Elected officials and policymakers debating how extensive an infrastructure plan should be overlooked a key element.

On May 7, hackers disrupted the Colonial Pipeline through a cyber-attack. They used malware to extort money from Colonial Pipeline Co., headquartered in Alpharetta, Ga.

The pipeline runs from Houston to the Port of New York and New Jersey. The company paid $4.4 million to a group identified as DarkSide. Hackers then sent the firm software to unlock the system.

This was the largest cyber-attack on an oil operation in U.S. history. Security analysts regularly assess the weaknesses of the nation’s power grid and consider how to thwart attacks. The incident involving Colonial Pipeline, however, contained some surprises.

“For years, government officials and industry executives have run elaborate simulations of a targeted cyber-attack on the power grid or gas pipelines in the United States, imagining how the country would respond. But when the real, this-is-not-a-drill moment arrived, it didn’t look anything like the war games,” according to a story published Tuesday by the New York Times. “The attacker was not a terror group or a hostile state like Russia, China or Iran, as had been assumed in the simulations. It was a criminal extortion ring. The goal was not to disrupt the economy by taking a pipeline offline but to hold corporate data for ransom. The most visible effects — long lines of nervous motorists at gas stations — stemmed not from a government response but from a decision by the victim, Colonial Pipeline, which controls nearly half the gasoline, jet fuel and diesel flowing along the East Coast, to turn off the spigot. It did so out of concern that the malware that had infected its back-office functions could make it difficult to bill for fuel delivered along the pipeline or even spread into the pipeline’s operating system. What happened next was a vivid example of the difference between tabletop simulations and the cascade of consequences that can follow even a relatively unsophisticated attack. The after-effects of the episode are still playing out, but some of the lessons are already clear and demonstrate how far the government and private industry have to go in preventing and dealing with cyber-attacks and in creating rapid backup systems for when critical infrastructure goes down.”

Somehow, discussions occurring between representatives of the Biden administration and congressional leaders about a proposed $2 trillion infrastructure plan have ignored cyber-security. It took the hacking of the Colonial Pipeline to bring this omission to light.

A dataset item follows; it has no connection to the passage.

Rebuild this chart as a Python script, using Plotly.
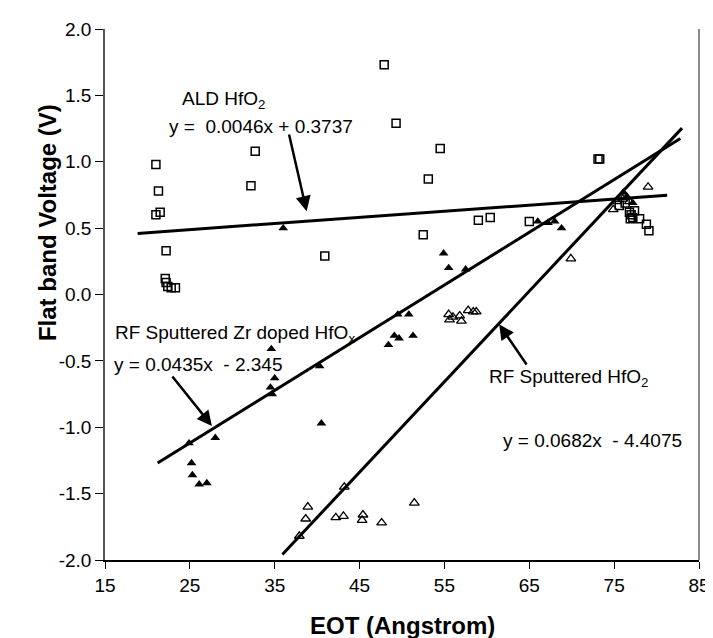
import plotly.graph_objects as go

# ---------------- data ----------------
ald_x = [21.0, 21.3, 21.5, 21.0, 22.2, 22.1, 22.2, 22.4, 22.8, 23.3, 32.7, 32.2, 40.9,
         47.9, 49.3, 53.1, 54.5, 52.5, 59.0, 60.4, 65.0, 73.1, 73.3, 75.6, 76.3, 76.8,
         77.0, 77.2, 76.9, 77.4, 78.0, 78.8, 79.1]
ald_y = [0.98, 0.78, 0.62, 0.60, 0.33, 0.12, 0.09, 0.06, 0.05, 0.05, 1.08, 0.82, 0.29,
         1.73, 1.29, 0.87, 1.10, 0.45, 0.56, 0.58, 0.55, 1.02, 1.02, 0.67, 0.69, 0.62,
         0.60, 0.58, 0.57, 0.63, 0.57, 0.53, 0.48]

zr_x = [24.9, 25.2, 25.3, 26.1, 27.0, 28.0, 34.6, 35.0, 34.5, 34.7, 36.0, 40.3, 40.5,
        48.4, 49.1, 49.65, 49.5, 50.8, 51.3, 54.9, 55.5, 57.5, 66.0, 67.2, 68.0, 68.8,
        76.1, 76.5, 77.2]
zr_y = [-1.12, -1.27, -1.36, -1.43, -1.42, -1.08, -0.41, -0.63, -0.70, -0.75, 0.50, -0.54, -0.97,
        -0.38, -0.31, -0.33, -0.15, -0.15, -0.31, 0.31, 0.20, 0.19, 0.55, 0.54, 0.55, 0.50,
        0.77, 0.74, 0.69]

rf_x = [37.9, 38.65, 38.9, 42.2, 43.1, 43.2, 45.4, 45.3, 47.6, 51.45, 55.5, 55.6, 56.0,
        56.8, 57.0, 57.8, 58.4, 58.75, 69.9, 74.9, 75.3, 76.0, 76.8, 79.0]
rf_y = [-1.82, -1.69, -1.60, -1.68, -1.67, -1.45, -1.66, -1.70, -1.72, -1.57, -0.15, -0.19, -0.17,
        -0.16, -0.20, -0.12, -0.13, -0.13, 0.27, 0.64, 0.70, 0.72, 0.70, 0.81]

# trend lines (x extent, and drawn y values)
ald_fit_x = [18.85, 81.25]
ald_slope, ald_icpt = 0.0046, 0.3737
zr_fit_x = [21.2, 82.8]
zr_fit_y = [-1.27, 1.175]
rf_fit_x = [35.9, 83.0]
rf_slope, rf_icpt = 0.0682, -4.4075

x_ticks = [15, 25, 35, 45, 55, 65, 75, 85]
y_ticks = [-2.0, -1.5, -1.0, -0.5, 0.0, 0.5, 1.0, 1.5, 2.0]

FONT = "Liberation Sans, Arial, sans-serif"

fig = go.Figure()

# fit lines
fig.add_trace(go.Scatter(x=ald_fit_x, y=[ald_slope * v + ald_icpt for v in ald_fit_x],
                         mode="lines", line=dict(color="black", width=3), hoverinfo="skip"))
fig.add_trace(go.Scatter(x=zr_fit_x, y=zr_fit_y,
                         mode="lines", line=dict(color="black", width=3), hoverinfo="skip"))
fig.add_trace(go.Scatter(x=rf_fit_x, y=[rf_slope * v + rf_icpt for v in rf_fit_x],
                         mode="lines", line=dict(color="black", width=3), hoverinfo="skip"))

# markers
fig.add_trace(go.Scatter(x=ald_x, y=ald_y, mode="markers", name="ALD HfO2",
                         marker=dict(symbol="square-open", size=8, color="black",
                                     line=dict(width=1.5, color="black"))))
fig.add_trace(go.Scatter(x=rf_x, y=rf_y, mode="markers", name="RF Sputtered HfO2",
                         marker=dict(symbol="triangle-up-open", size=8.5, color="black",
                                     line=dict(width=1.3, color="black"))))
fig.add_trace(go.Scatter(x=zr_x, y=zr_y, mode="markers", name="RF Sputtered Zr doped HfOx",
                         marker=dict(symbol="triangle-up", size=8.5, color="black",
                                     line=dict(width=0, color="black"))))

txt = dict(size=19, color="black", family=FONT)
annos = [
    dict(x=28.96, y=1.468, text="ALD HfO<sub>2</sub>"),
    dict(x=33.4, y=1.268, text="y =  0.0046x + 0.3737"),
    dict(x=16.0, y=-0.30, text="RF Sputtered Zr doped HfO<sub>x</sub>", xanchor="left"),
    dict(x=15.8, y=-0.53, text="y = 0.0435x  - 2.345", xanchor="left"),
    dict(x=69.6, y=-0.63, text="RF Sputtered HfO<sub>2</sub>"),
    dict(x=72.5, y=-1.10, text="y = 0.0682x  - 4.4075"),
]
for a in annos:
    fig.add_annotation(xref="x", yref="y", showarrow=False, font=txt,
                       xanchor=a.get("xanchor", "center"), yanchor="middle",
                       x=a["x"], y=a["y"], text=a["text"])

# arrows (tail -> head)
arrows = [
    ((36.65, 1.217), (38.76, 0.628)),
    ((22.8, -0.606), (27.6, -0.99)),
    ((64.8, -0.538), (61.45, -0.225)),
]
for (tx, ty), (hx, hy) in arrows:
    fig.add_annotation(xref="x", yref="y", axref="x", ayref="y",
                       x=hx, y=hy, ax=tx, ay=ty, text="", showarrow=True,
                       arrowhead=2, arrowsize=1.2, arrowwidth=2.5, arrowcolor="black")

# axis titles
fig.add_annotation(xref="paper", yref="paper", x=(38 - 97) / 605, y=(552 - 215) / 531,
                   text="<b>Flat band Voltage (V)</b>", textangle=-90, showarrow=False,
                   font=dict(size=24, color="black", family=FONT),
                   xanchor="center", yanchor="middle")
fig.add_annotation(xref="paper", yref="paper", x=0.5, y=(552 - 617) / 531,
                   text="<b>EOT (Angstrom)</b>", showarrow=False,
                   font=dict(size=24, color="black", family=FONT),
                   xanchor="center", yanchor="middle")

# right border of plot area
fig.add_shape(type="line", xref="paper", yref="paper", x0=1, x1=1, y0=0, y1=1,
              line=dict(color="#8c8c8c", width=2))

fig.update_layout(
    width=713, height=638,
    margin=dict(l=97, r=11, t=21, b=86),
    paper_bgcolor="white", plot_bgcolor="white",
    showlegend=False,
    font=dict(family=FONT, color="black"),
)
fig.update_xaxes(range=[15, 85], tickvals=x_ticks, ticktext=[str(v) for v in x_ticks],
                 ticks="outside", ticklen=7, tickcolor="black", tickwidth=1,
                 showline=True, linecolor="black", linewidth=1.5,
                 showgrid=False, zeroline=False, tickfont=dict(size=19, family=FONT))
fig.update_yaxes(range=[-2, 2], tickvals=y_ticks, ticktext=[f"{v:.1f}" for v in y_ticks],
                 ticks="outside", ticklen=8, tickcolor="black", tickwidth=1,
                 showline=True, linecolor="#555555", linewidth=1.5,
                 showgrid=False, zeroline=False, tickfont=dict(size=19, family=FONT))

fig.write_html("out.html")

“Neither the Biden administration’s infrastructure plan nor the counterproposal from Sen. Shelley Moore Capito, R-W.Va., explicitly mentions cyber-attacks, a topic that surged into the public eye after the May 7 hack of a pipeline system that supplies fuel to much of the East Coast,” a Roll Call article reported, published Monday by the Watertown Daily Times. “The White House’s proposal touches frequently on strengthening electricity grids in the United States and shoring up the country’s power supply against natural disasters and climate change. But the White House’s 27-page summary of its $2 trillion proposal, which is not yet in legislative language, does not mention cyber-security or hacking, or the terms ‘digital’ or ‘pipeline’ in a context related to cyber-attacks. The $568 billion rebuttal from GOP senators, a two-page list of broad demands for public works investment, also omits cyber-security and hacking.”

Legislators have expressed their views on what spending items rightly constitute “infrastructure.” This is certainly a worthy endeavor.

But protecting critical industries from cyber-attacks must be a priority in any infrastructure legislation. Plans to enhance these security measures need to be worked out and inserted into the bill when it’s presented.

The fuel transportation network is one example of a system upon which our nation depends, and others (water, energy, financial services, aviation, communications) are equally important. Disrupting operations would create chaos and imperil lives.

It’s vital that a plan to thwart cyber-attacks against these industries be developed. The government also should enhance collaborations with organizations in the private sector as well as other nations to identify security weaknesses and prosecute those who exploit them. Eliminating safe harbors for cyber criminals is one way to ensure more peaceful and prosperous global relationships.